Get Help Avoiding The Harsh Consequences Of A Criminal Conviction
If you face criminal charges in Texas, it is important you know the potential consequences. By hiring an experienced criminal law attorney, you can lessen those consequences to the greatest possible extent. At The Law Offices of James Angelino, I have a proven record of success handling criminal law matters for clients in Collin, Denton and Dallas counties and throughout surrounding areas.
Criminal Penalties In Texas
The Texas Penal Code provides punishments for the following type of offenses under Texas law.
- Class C: Up to a $500 fine
- Class B: Up to 180 days in the county jail, and up to a $2,000.00 fine
- Class A: Up to one year in the county jail, and up to a $4,000.00 fine
- While some people may not feel, misdemeanor offenses are serious – THEY ARE!
Why? Any criminal conviction may hinder your ability to find employment and/or affect your credit. For example – some apartment complexes may not rent to people with criminal convictions (even a misdemeanor), and we all know people who cannot get a job because a background check has revealed a prior offense. If this has happened to you, see our section on expunctions.
In addition to that, if an assault family violence charge carries with it an affirmative finding of family violence, there are much stiffer consequences. What that means is – even if a defendant accepts a deferred probation, they will always have an affirmative finding. Therefore, any future act of family violence will automatically be enhanced to a Third-Degree Felony. It will also prohibit the ability of a person to carry a firearm and possibly keep them out of the military.
- State Jail Felony: 180 days to two years in state jail, and up to $10,000.00 fine
- Third-Degree Felony: Two years to 10 years in prison, and up to $10,000.00 fine
- Second-Degree Felony: Two years to 20 years in prison, and up to $10,000.00 fine
- First-Degree Felony: Five years to 99 years in prison, and up to $10,000.00 fine
- Capital Felony: Life in prison without parole – or DEATH
The consequences of a felony conviction are quite severe. You will forever be labeled a convicted felon. As a convicted felon, it will be extremely hard to find a decent job, which will make the ability to provide for you and your family very difficult. You will not be able to own or possess a firearm, and you will no longer be able to vote.
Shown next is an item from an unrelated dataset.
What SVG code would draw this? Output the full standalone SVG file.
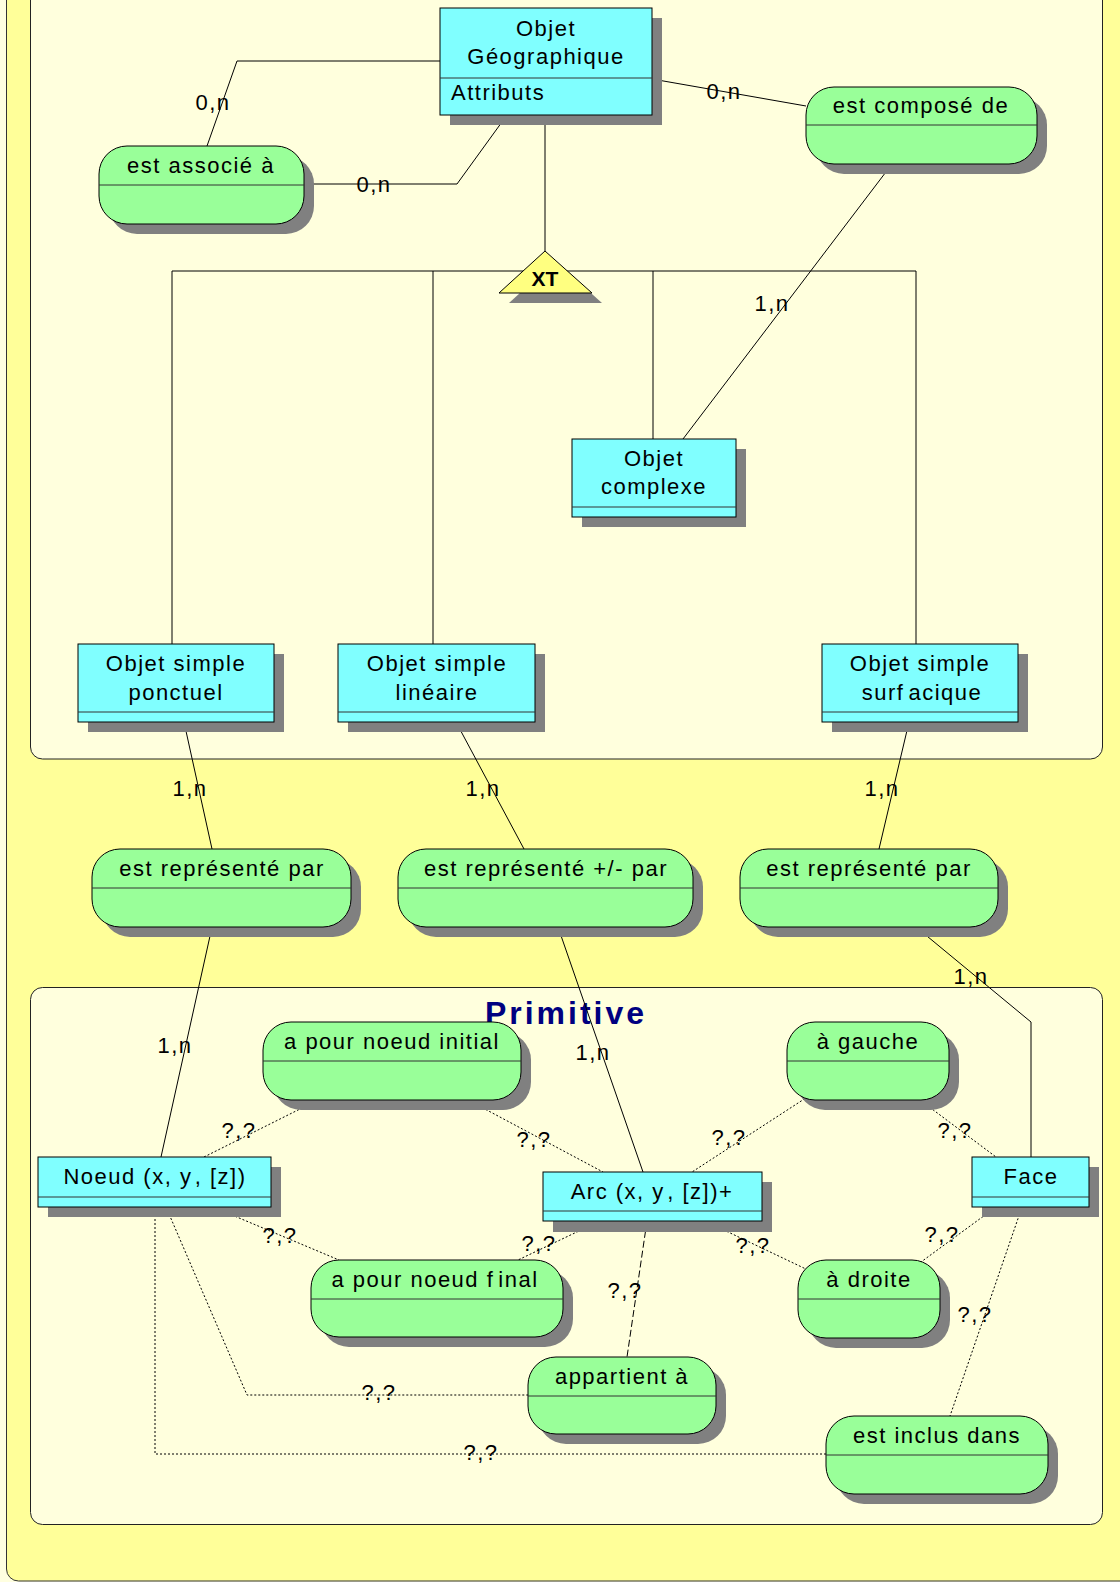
<svg xmlns="http://www.w3.org/2000/svg" width="1120" height="1582" viewBox="0 0 1120 1582">
<style>
.bg{fill:#FFFFE0}
.outer{fill:#FFFF99;stroke:#333;stroke-width:1}
.panel{fill:#FFFFDD;stroke:#222;stroke-width:1}
.ent{fill:#80FFFF;stroke:#000;stroke-width:1}
.asc{fill:#99FF99;stroke:#000;stroke-width:1}
.sep{stroke:#333;stroke-width:1}
.sh{fill:#808080}
.t{font-family:"Liberation Sans",Arial,sans-serif;font-size:22px;letter-spacing:1.5px;fill:#000}
.c{text-anchor:middle}
.lk{stroke:#000;fill:none;stroke-width:1}
.dot{stroke-dasharray:2,2}
.dash{stroke-dasharray:7,3}
.title{font-family:"Liberation Sans",Arial,sans-serif;font-size:32px;font-weight:bold;letter-spacing:3px;fill:#000080;text-anchor:middle}
.xt{font-family:"Liberation Sans",Arial,sans-serif;font-size:21px;font-weight:bold;fill:#000;text-anchor:middle}
</style>
<rect class="bg" x="0" y="0" width="1120" height="1582"/>
<rect class="outer" x="6.5" y="-20" width="1140" height="1601" rx="12"/>
<g id="panel-objets">
<rect class="panel" x="30.5" y="-20" width="1072" height="779" rx="12"/>
</g>
<g id="panel-primitive">
<rect class="panel" x="30.5" y="987.5" width="1072" height="537" rx="12"/>
<text class="title" x="566" y="1024">Primitive</text>
</g>

<g id="connectors">
<path class="lk" d="M440 61 H237 L207 146"/>
<path class="lk" d="M304 184 H457 L507 115"/>
<path class="lk" d="M652 79 L806 106"/>
<path class="lk" d="M545 115 V251"/>
<path class="lk" d="M172 271 H916"/>
<path class="lk" d="M172 271 V644"/>
<path class="lk" d="M433 271 V644"/>
<path class="lk" d="M653 271 V439"/>
<path class="lk" d="M916 271 V644"/>
<path class="lk" d="M892 164 L683 439"/>
<path class="lk" d="M184 722 L212 849"/>
<path class="lk" d="M456 722 L524 849"/>
<path class="lk" d="M909 722 L879 849"/>
<path class="lk" d="M212 927 L161 1157"/>
<path class="lk" d="M558 927 L643 1172"/>
<path class="lk" d="M916 927 L1031 1022 V1157"/>
<path class="lk dot" d="M204 1157 L318 1100"/>
<path class="lk dot" d="M468 1100 L603 1172"/>
<path class="lk dot" d="M213 1207 L339 1260"/>
<path class="lk dot" d="M600 1221 L518 1260"/>
<path class="lk dot" d="M815 1092 L692 1172"/>
<path class="lk dot" d="M920 1100 L996 1157"/>
<path class="lk dot" d="M705 1221 L808 1270"/>
<path class="lk dot" d="M996 1207 L921 1262"/>
<path class="lk dot" d="M1022 1207 L950 1416"/>
<path class="lk dot" d="M166 1207 L247 1395 H528"/>
<path class="lk dot" d="M155 1207 V1454 H826"/>
<path class="lk dash" d="M647 1221 L627 1357"/>
<g class="t c">
<text x="213" y="110">0,n</text>
<text x="374" y="192">0,n</text>
<text x="724" y="99">0,n</text>
<text x="772" y="311">1,n</text>
<text x="190" y="796">1,n</text>
<text x="483" y="796">1,n</text>
<text x="882" y="796">1,n</text>
<text x="971" y="984">1,n</text>
<text x="175" y="1053">1,n</text>
<text x="593" y="1060">1,n</text>
<text x="239" y="1138">?,?</text>
<text x="534" y="1147">?,?</text>
<text x="729" y="1145">?,?</text>
<text x="955" y="1138">?,?</text>
<text x="280" y="1243">?,?</text>
<text x="539" y="1251">?,?</text>
<text x="753" y="1253">?,?</text>
<text x="942" y="1242">?,?</text>
<text x="625" y="1298">?,?</text>
<text x="975" y="1322">?,?</text>
<text x="379" y="1400">?,?</text>
<text x="481" y="1460">?,?</text>
</g>
</g>

<g id="objet-geographique">
<rect class="sh" x="450" y="18" width="212" height="107"/>
<rect class="ent" x="440" y="8" width="212" height="107"/>
<line class="sep" x1="440" y1="78" x2="652" y2="78"/>
<text class="t c" x="546" y="36">Objet</text>
<text class="t c" x="546" y="64">Géographique</text>
<text class="t" x="451" y="100">Attributs</text>
</g>

<g id="gen-xt">
<polygon class="sh" points="555,261 602,303 509,303"/>
<polygon points="545,251 592,293 499,293" fill="#FFFF80" stroke="#000" stroke-width="1"/>
<text class="xt" x="545" y="286">XT</text>
</g>

<g id="objet-complexe">
<rect class="sh" x="582" y="449" width="164" height="78"/>
<rect class="ent" x="572" y="439" width="164" height="78"/>
<line class="sep" x1="572" y1="507" x2="736" y2="507"/>
<text class="t c" x="654" y="466">Objet</text>
<text class="t c" x="654" y="494">complexe</text>
</g>

<g id="objet-simple-ponctuel">
<rect class="sh" x="88" y="654" width="196" height="78"/>
<rect class="ent" x="78" y="644" width="196" height="78"/>
<line class="sep" x1="78" y1="712" x2="274" y2="712"/>
<text class="t c" x="176" y="671">Objet simple</text>
<text class="t c" x="176" y="700">ponctuel</text>
</g>

<g id="objet-simple-lineaire">
<rect class="sh" x="348" y="654" width="197" height="78"/>
<rect class="ent" x="338" y="644" width="197" height="78"/>
<line class="sep" x1="338" y1="712" x2="535" y2="712"/>
<text class="t c" x="437" y="671">Objet simple</text>
<text class="t c" x="437" y="700">linéaire</text>
</g>

<g id="objet-simple-surfacique">
<rect class="sh" x="832" y="654" width="196" height="78"/>
<rect class="ent" x="822" y="644" width="196" height="78"/>
<line class="sep" x1="822" y1="712" x2="1018" y2="712"/>
<text class="t c" x="920" y="671">Objet simple</text>
<text class="t c" x="922" y="700">surf<tspan dx="4">acique</tspan></text>
</g>

<g id="est-associe-a">
<rect class="sh" x="109" y="156" width="205" height="78" rx="28"/>
<rect class="asc" x="99" y="146" width="205" height="78" rx="28"/>
<line class="sep" x1="99" y1="185" x2="304" y2="185"/>
<text class="t c" x="201" y="173">est associé à</text>
</g>

<g id="est-compose-de">
<rect class="sh" x="816" y="97" width="231" height="77" rx="28"/>
<rect class="asc" x="806" y="87" width="231" height="77" rx="28"/>
<line class="sep" x1="806" y1="125" x2="1037" y2="125"/>
<text class="t c" x="921" y="113">est composé de</text>
</g>

<g id="est-represente-par-1">
<rect class="sh" x="102" y="859" width="259" height="78" rx="28"/>
<rect class="asc" x="92" y="849" width="259" height="78" rx="28"/>
<line class="sep" x1="92" y1="888" x2="351" y2="888"/>
<text class="t c" x="222" y="876">est représenté par</text>
</g>

<g id="est-represente-plus-moins-par">
<rect class="sh" x="408" y="859" width="295" height="78" rx="28"/>
<rect class="asc" x="398" y="849" width="295" height="78" rx="28"/>
<line class="sep" x1="398" y1="888" x2="693" y2="888"/>
<text class="t c" x="546" y="876">est représenté +/- par</text>
</g>

<g id="est-represente-par-2">
<rect class="sh" x="750" y="859" width="258" height="78" rx="28"/>
<rect class="asc" x="740" y="849" width="258" height="78" rx="28"/>
<line class="sep" x1="740" y1="888" x2="998" y2="888"/>
<text class="t c" x="869" y="876">est représenté par</text>
</g>

<g id="a-pour-noeud-initial">
<rect class="sh" x="273" y="1032" width="258" height="78" rx="28"/>
<rect class="asc" x="263" y="1022" width="258" height="78" rx="28"/>
<line class="sep" x1="263" y1="1061" x2="521" y2="1061"/>
<text class="t c" x="392" y="1049">a pour noeud initial</text>
</g>

<g id="a-gauche">
<rect class="sh" x="797" y="1032" width="162" height="78" rx="28"/>
<rect class="asc" x="787" y="1022" width="162" height="78" rx="28"/>
<line class="sep" x1="787" y1="1061" x2="949" y2="1061"/>
<text class="t c" x="868" y="1049">à gauche</text>
</g>

<g id="noeud">
<rect class="sh" x="48" y="1167" width="233" height="50"/>
<rect class="ent" x="38" y="1157" width="233" height="50"/>
<line class="sep" x1="38" y1="1197" x2="271" y2="1197"/>
<text class="t c" x="155" y="1184">Noeud (x, y<tspan dx="4">, [z])</tspan></text>
</g>

<g id="arc">
<rect class="sh" x="553" y="1182" width="219" height="50"/>
<rect class="ent" x="543" y="1172" width="219" height="49"/>
<line class="sep" x1="543" y1="1211" x2="762" y2="1211"/>
<text class="t c" x="652" y="1199">Arc (x, y<tspan dx="4">, [z])+</tspan></text>
</g>

<g id="face">
<rect class="sh" x="982" y="1167" width="117" height="50"/>
<rect class="ent" x="972" y="1157" width="117" height="50"/>
<line class="sep" x1="972" y1="1197" x2="1089" y2="1197"/>
<text class="t c" x="1031" y="1184">Face</text>
</g>

<g id="a-pour-noeud-final">
<rect class="sh" x="321" y="1270" width="252" height="77" rx="28"/>
<rect class="asc" x="311" y="1260" width="252" height="77" rx="28"/>
<line class="sep" x1="311" y1="1299" x2="563" y2="1299"/>
<text class="t c" x="435" y="1287">a pour noeud f<tspan dx="4">inal</tspan></text>
</g>

<g id="a-droite">
<rect class="sh" x="808" y="1270" width="142" height="78" rx="28"/>
<rect class="asc" x="798" y="1260" width="142" height="78" rx="28"/>
<line class="sep" x1="798" y1="1299" x2="940" y2="1299"/>
<text class="t c" x="869" y="1287">à droite</text>
</g>

<g id="appartient-a">
<rect class="sh" x="538" y="1367" width="188" height="77" rx="28"/>
<rect class="asc" x="528" y="1357" width="188" height="77" rx="28"/>
<line class="sep" x1="528" y1="1396" x2="716" y2="1396"/>
<text class="t c" x="622" y="1384">appartient à</text>
</g>

<g id="est-inclus-dans">
<rect class="sh" x="836" y="1426" width="222" height="78" rx="28"/>
<rect class="asc" x="826" y="1416" width="222" height="78" rx="28"/>
<line class="sep" x1="826" y1="1455" x2="1048" y2="1455"/>
<text class="t c" x="937" y="1443">est inclus dans</text>
</g>
</svg>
Additionally, if you go to the penitentiary, any future action may be enhanced. In other words, the law provides stiffer punishment ranges for repeat offenders and habitual offenders. For example, if you have one pen trip and commit a Third-Degree Felony, that new offense can be enhanced to a Second-Degree Felony. If you have two prior pen trips, you are considered a habitual offender, which means you would face 25 years to life in the Texas Department of Corrections for a first, second, or third-degree felony. If you have a prior felony conviction in which you received probation and commit another felony, you are no longer eligible to receive probation from a jury.